Finger Joint Pain and Arthritis
November 20, 2008 by admin
Metacarpophalangeal (MP or MPC) joints are those large joints in the hand at the base of each finger. They serve as complex hinge point and are essential for both gripping and pinching activities. Finger joint pain can have an impact on the simplest of daily tasks, such as holding a cup or even using utensils.
Smaller joints in the hand and those where the thumb is connected to the wrist are the ones most affected by finger joint pain. MP joints are less commonly affected by conditions relating to arthritis. The hand and CMC joint (where the thumb connects to the wrist) are typically more susceptible. Nevertheless, rheumatoid arthritis is the most common type of arthritis that affects the MP joints. In this situation, the joint lining called synovium generates chemical factors that damage and inflame the cartilage and tissues like the ligaments and tendons. The result of this is that joint surfaces are damaged and fingers come to an ulnar-deviated position. This is a position that points each finger in the direction of the little finger.
Other conditions of finger joint pain can produce throbbing, distortion, and movement loss. Post-traumatic arthritis arises when previous injuries result in the slow loss of joint cartilage, resulting in pain and stiffness. These findings are similar with those inherit in osteoarthritis. Post-traumatic arthritis and OA most generally affect the middle finger, index, and thumb. The rate of deformity and distortion is less severe in these conditions when compared to rheumatoid arthritis. Psoriasis, infection and gout are other conditions that trigger MP joint arthritis.
People who suffer from rheumatoid arthritis experience prolonged pain, inflammation, and deformity in a number of joints in both lower and upper extremities. RA patients’ fingers usually show signs of ulnar drift that is accompanied by motion loss and straightening of fingers.
In post-traumatic arthritis and osteoarthritis, patients complain of severe joint pain, which worsens with gripping and pinching activities. No finger deformities will be obvious for these patients, but swelling in between the large knuckles may often occur.

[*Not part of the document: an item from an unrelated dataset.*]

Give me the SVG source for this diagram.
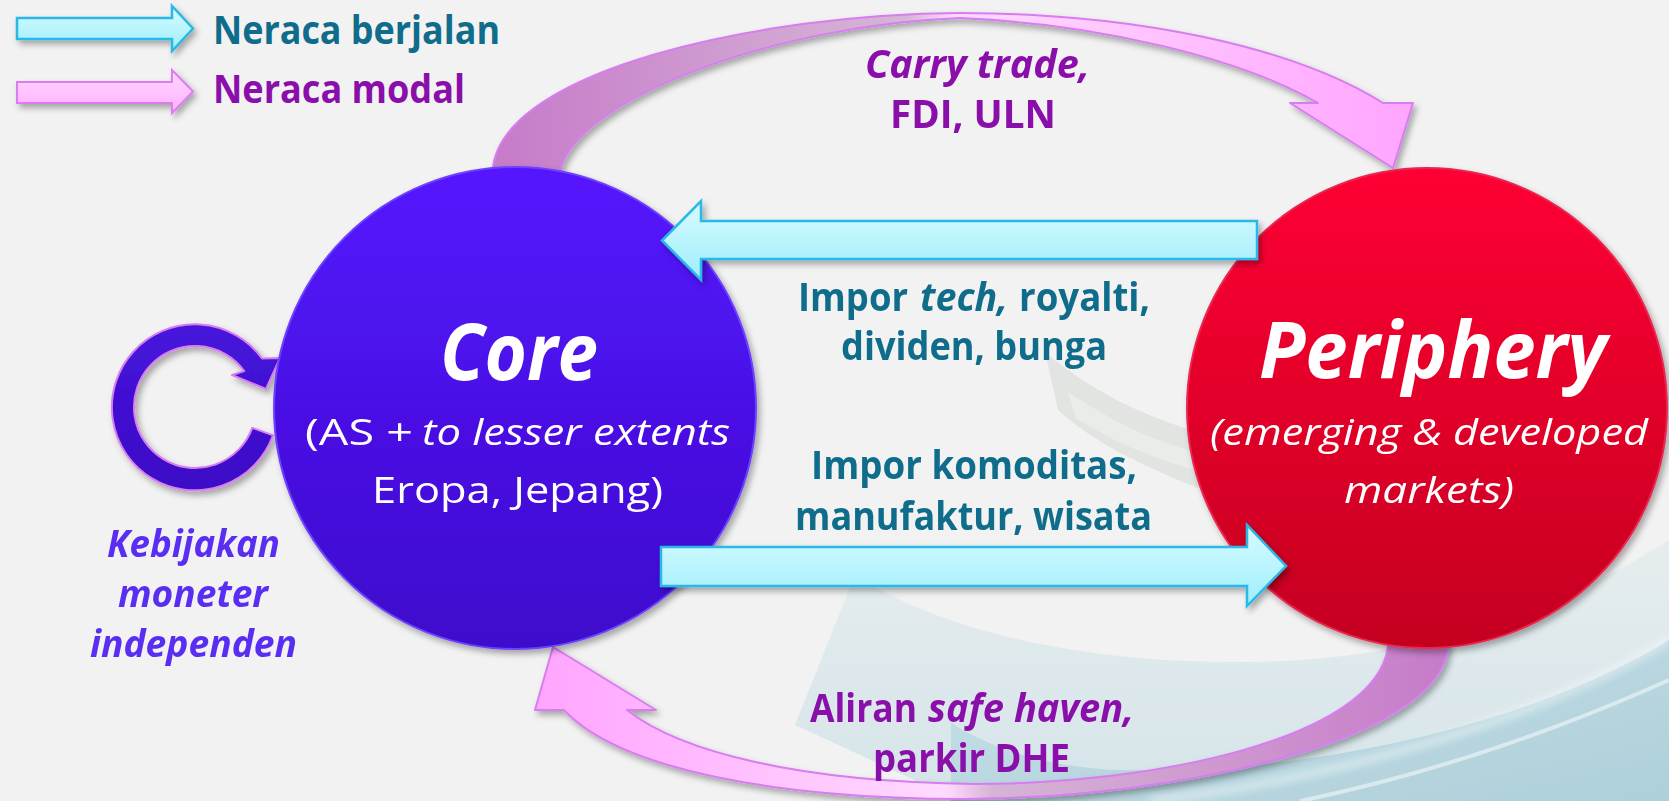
<svg xmlns="http://www.w3.org/2000/svg" width="1669" height="801" viewBox="0 0 1669 801">
  <defs>
    <linearGradient id="gCyan" x1="0" y1="0" x2="0" y2="1">
      <stop offset="0" stop-color="#D8FBFF"/>
      <stop offset="1" stop-color="#9DEEFC"/>
    </linearGradient>
    <linearGradient id="gPink" x1="0" y1="0" x2="0" y2="1">
      <stop offset="0" stop-color="#FFDAFF"/>
      <stop offset="1" stop-color="#FFAEFF"/>
    </linearGradient>
    <linearGradient id="gCore" x1="0" y1="0" x2="0" y2="1">
      <stop offset="0" stop-color="#5514FF"/>
      <stop offset="1" stop-color="#3E0ECC"/>
    </linearGradient>
    <linearGradient id="gPeri" x1="0" y1="0" x2="0" y2="1">
      <stop offset="0" stop-color="#FF0034"/>
      <stop offset="1" stop-color="#C4001F"/>
    </linearGradient>
    <linearGradient id="gLoop" x1="0" y1="0" x2="0" y2="1">
      <stop offset="0" stop-color="#4614DC"/>
      <stop offset="1" stop-color="#3B0CC6"/>
    </linearGradient>
    <linearGradient id="gTop" gradientUnits="userSpaceOnUse" x1="490" y1="0" x2="1420" y2="0">
      <stop offset="0" stop-color="#C67AC9"/>
      <stop offset="0.45" stop-color="#D6B6D6"/>
      <stop offset="0.5" stop-color="#FFDAFF"/>
      <stop offset="1" stop-color="#FFA4FF"/>
    </linearGradient>
    <linearGradient id="gBot" gradientUnits="userSpaceOnUse" x1="1455" y1="0" x2="530" y2="0">
      <stop offset="0" stop-color="#C67AC9"/>
      <stop offset="0.5" stop-color="#D6B4D6"/>
      <stop offset="0.55" stop-color="#FFDAFF"/>
      <stop offset="1" stop-color="#FFA4FF"/>
    </linearGradient>
    <linearGradient id="gHaze" x1="0" y1="0" x2="0" y2="1">
      <stop offset="0" stop-color="#E4ECEE"/>
      <stop offset="1" stop-color="#D2E3E8"/>
    </linearGradient>
    <linearGradient id="gTeal" x1="0" y1="0" x2="1" y2="1">
      <stop offset="0" stop-color="#C2DDE4"/>
      <stop offset="1" stop-color="#A6CCD8"/>
    </linearGradient>
    <filter id="shadow" x="-20%" y="-20%" width="140%" height="140%">
      <feDropShadow dx="3" dy="4" stdDeviation="3" flood-color="#000" flood-opacity="0.32"/>
    </filter>
    <filter id="soft" x="-20%" y="-20%" width="140%" height="140%">
      <feGaussianBlur stdDeviation="4"/>
    </filter>
  </defs>
  <style>
    .cyan { fill: url(#gCyan); stroke: #2AB8E6; stroke-width: 2.5; stroke-linejoin: miter; filter: url(#shadow); }
    .pink { fill: url(#gPink); stroke: #DC7CF0; stroke-width: 2; filter: url(#shadow); }
    .flow { stroke: #D77DF0; stroke-width: 2; stroke-linejoin: round; filter: url(#shadow); }
    .node { filter: url(#shadow); }
    text { font-family: "Open Sans", "Noto Sans", "DejaVu Sans", sans-serif; }
    .teal { fill: #0F6C8B; font-weight: 700; font-size: 40px; }
    .violet { fill: #8A0FAA; font-weight: 700; font-size: 40px; }
    .white { fill: #FFFFFF; }
    .big { font-size: 78px; font-weight: 700; font-style: italic; }
    .sub { font-size: 37px; }
    .policy { fill: #5A2DF2; font-weight: 700; font-style: italic; font-size: 37px; }
    .it { font-style: italic; }
  </style>

  <!-- page background -->
  <rect width="1669" height="801" fill="#F2F2F2"/>
  <g id="backdrop" opacity="0.9">
    <path d="M855 575 L795 725 L960 801 L1669 801 L1669 540 C1560 610 1420 660 1250 662 C1080 664 940 630 855 575 Z" fill="url(#gHaze)"/>
    <path d="M951 723 L951 801 L1669 801 L1669 640 C1540 720 1320 775 1120 770 C1050 768 990 748 951 723 Z" fill="url(#gTeal)"/>
    <path d="M1150 801 C1330 780 1540 720 1669 640" fill="none" stroke="#FFFFFF" stroke-width="6" opacity="0.6" filter="url(#soft)"/>
    <path d="M1300 801 C1450 770 1580 720 1669 680" fill="none" stroke="#FFFFFF" stroke-width="4" opacity="0.5"/>
    <path d="M1045 352 C1090 390 1140 415 1198 432 L1198 488 C1140 465 1090 440 1058 410 Z" fill="#DADFDA" opacity="0.85"/>
    <path d="M1068 392 C1110 420 1150 440 1196 452 L1196 470 C1150 458 1110 440 1076 418 Z" fill="#E8ECE8"/>
  </g>

  <!-- legend -->
  <g id="legend">
    <path class="cyan" d="M17 18 L172 18 L172 6 L193 28.5 L172 51 L172 39 L17 39 Z"/>
    <text class="teal" x="213" y="44" font-size="41" textLength="287" lengthAdjust="spacingAndGlyphs">Neraca berjalan</text>
    <path class="pink" d="M17 82 L172 82 L172 70 L193 91.5 L172 113 L172 103 L17 103 Z"/>
    <text class="violet" x="213" y="103" font-size="41" textLength="252" lengthAdjust="spacingAndGlyphs">Neraca modal</text>
  </g>

  <!-- flows between the two blocs -->
  <g id="connectors">
    <!-- capital account: core to periphery over the top -->
    <path class="flow" fill="url(#gTop)" d="M493 190 L493 167 C505 70 760 14 960 13 C1130 13 1290 45 1383 103 L1413 103 L1393 168 L1290 103 L1318 103 C1240 58 1100 24 960 18 C780 25 585 95 561 167 L561 190 Z"/>
    <!-- capital account: periphery back to core along the bottom -->
    <path class="flow" fill="url(#gBot)" d="M1448 620 L1448 647 C1440 740 1180 798 965 799 C780 799 620 770 564 710 L535 710 L553 647 L656 710 L627 710 C680 752 800 782 975 784 C1150 784 1375 740 1388 647 L1388 620 Z"/>
    <!-- monetary policy loop -->
    <path class="flow" fill="url(#gLoop)" stroke="#5A30F0" stroke-width="1.5" d="M273 435.4 A83 83 0 1 1 262 358.5 L280 358 L266 389 L232 375 L244.3 371.1 A61 61 0 1 0 252.3 427.9 Z"/>
  </g>

  <!-- nodes -->
  <g id="core" class="node">
    <circle cx="515" cy="408" r="241" fill="url(#gCore)" stroke="#6C42FF" stroke-width="2"/>
  </g>
  <g id="periphery" class="node">
    <circle cx="1427" cy="408" r="240" fill="url(#gPeri)" stroke="#E8284F" stroke-width="2"/>
  </g>

  <!-- current account arrows -->
  <g id="current-flows">
    <path class="cyan" d="M1257 221 L701 221 L701 201 L662 240.5 L701 280 L701 259 L1257 259 Z"/>
    <path class="cyan" d="M661 547 L1247 547 L1247 525 L1286 566 L1247 606 L1247 586 L661 586 Z"/>
  </g>

  <!-- node labels -->
  <g id="core-label">
    <text class="white big" x="440" y="380" textLength="158" lengthAdjust="spacingAndGlyphs">Core</text>
    <text class="white sub" x="305" y="445" textLength="108" lengthAdjust="spacingAndGlyphs">(AS +</text>
    <text class="white sub it" x="422" y="445" textLength="308" lengthAdjust="spacingAndGlyphs">to lesser extents</text>
    <text class="white sub" x="372" y="503" textLength="291" lengthAdjust="spacingAndGlyphs">Eropa, Jepang)</text>
  </g>
  <g id="periphery-label">
    <text class="white big" x="1259" y="378" textLength="348" lengthAdjust="spacingAndGlyphs">Periphery</text>
    <text class="white sub it" x="1210" y="445" textLength="438" lengthAdjust="spacingAndGlyphs">(emerging &amp; developed</text>
    <text class="white sub it" x="1344" y="503" textLength="170" lengthAdjust="spacingAndGlyphs">markets)</text>
  </g>

  <!-- flow labels -->
  <g id="flow-labels">
    <text class="violet it" x="865" y="78" textLength="225" lengthAdjust="spacingAndGlyphs">Carry trade,</text>
    <text class="violet" x="890" y="128" textLength="166" lengthAdjust="spacingAndGlyphs">FDI, ULN</text>
    <text class="teal" x="798" y="311" textLength="110" lengthAdjust="spacingAndGlyphs">Impor</text>
    <text class="teal it" x="920" y="311" textLength="88" lengthAdjust="spacingAndGlyphs">tech,</text>
    <text class="teal" x="1019" y="311" textLength="131" lengthAdjust="spacingAndGlyphs">royalti,</text>
    <text class="teal" x="841" y="360" textLength="266" lengthAdjust="spacingAndGlyphs">dividen, bunga</text>
    <text class="teal" x="811" y="479" textLength="326" lengthAdjust="spacingAndGlyphs">Impor komoditas,</text>
    <text class="teal" x="795" y="530" textLength="357" lengthAdjust="spacingAndGlyphs">manufaktur, wisata</text>
    <text class="violet" x="810" y="722" textLength="107" lengthAdjust="spacingAndGlyphs">Aliran</text>
    <text class="violet it" x="928" y="722" textLength="206" lengthAdjust="spacingAndGlyphs">safe haven,</text>
    <text class="violet" x="873" y="772" textLength="197" lengthAdjust="spacingAndGlyphs">parkir DHE</text>
  </g>

  <g id="policy-label">
    <text class="policy" x="107" y="557" textLength="173" lengthAdjust="spacingAndGlyphs">Kebijakan</text>
    <text class="policy" x="118" y="607" textLength="150" lengthAdjust="spacingAndGlyphs">moneter</text>
    <text class="policy" x="90" y="657" textLength="207" lengthAdjust="spacingAndGlyphs">independen</text>
  </g>
</svg>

Diagnosing MP arthritis is done only through x-rays. Milder cases are best diagnosed with the help of special x-rays that examine the metacarpal head.
A lot of treatment options are available for patients suffering from finger joint pain. Deciding on what treatments is best is usually determined by the level of discomfort and severity of joint damage.
In the situation of rheumatoid arthritis, a variety of medications can be effectively utilized to battle any inflammation. Patients of rheumatoid arthritis are well advised to consult health practitioners that specialize in these kinds of disorders. When prescribed medications are not able to reduce symptoms or even slow the destruction of cartilage, cortisone injections can be used to provide temporary relief and improvement.
In post-traumatic arthritis, activity modification, anti-inflammatory drugs, and splints can alleviate the joint pain and provide relief from symptoms.
For patients who experience prolonged and progressive pain, motion loss, and deformity, they may have to go through surgical treatment to relieve these disorders.
Patients who have not suffered form significant joint damage can benefit from the synovectomy surgery, in which the inflamed joint lining is removed in order to slow the progressive destruction of joints. Tendons and cartilage can also be realigned to improve function. Patients with severely damaged joints can have them replaced or fused to relieve themselves from further finger joint pain. Your hand surgeon can provide guidance for these severe conditions.